Why read? English author Neil Gaiman (born 1960) gave good reasons in a lecture he delivered at the Reading Agency, a UK charity, in 2013. It is available in print in his collection of selected non-fiction The View from the Cheap Seats that was released earlier this year.
In the talk titled “Why Our Future Depends on Libraries, Reading and Daydreaming”, Gaiman mentions two big uses of fiction. First is drive – which gives us a sense of purpose, second empathy – which helps build groups. Gaiman explains:
Firstly, it’s [fiction] a gateway drug to reading. The drive to know what happens next, to want to turn the page, the need to keep going, even if it’s hard, because someone’s in trouble and you have to know how it’s all going to end…that’s a very real drive. And it forces you to learn new words, to think new thoughts, to keep going.
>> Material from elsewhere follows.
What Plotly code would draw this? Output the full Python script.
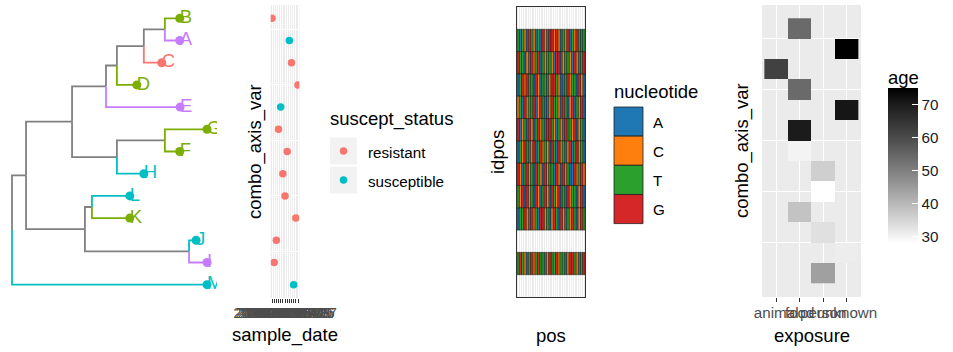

This sense of drive derived out of reading could be easily applied to other aspects of life. Gaiman adds later:
The second thing that fiction does is to build empathy. When you watch TV or see a film, you are looking to things happening to other people. Prose fiction is something you build up from twenty-six letters and a handful of punctuation marks, and you, and you alone, using your imagination, create a world, and people it and look out through other eyes. You get to feel things, visit places and worlds you would never otherwise know. You learn that everyone else out there is a me, as well. You’re being someone else, and when you return to your own world, you’re going to be slightly changed.
Empathy is a tool for building people into groups, for allowing us to function as more than self-obsessed individuals.
You’re also finding out something as you read that will be vitally important for making your way in the world.
It’s this: THE WORLD DOESN’T HAVE TO BE LIKE THIS. THINGS CAN BE DIFFERENT.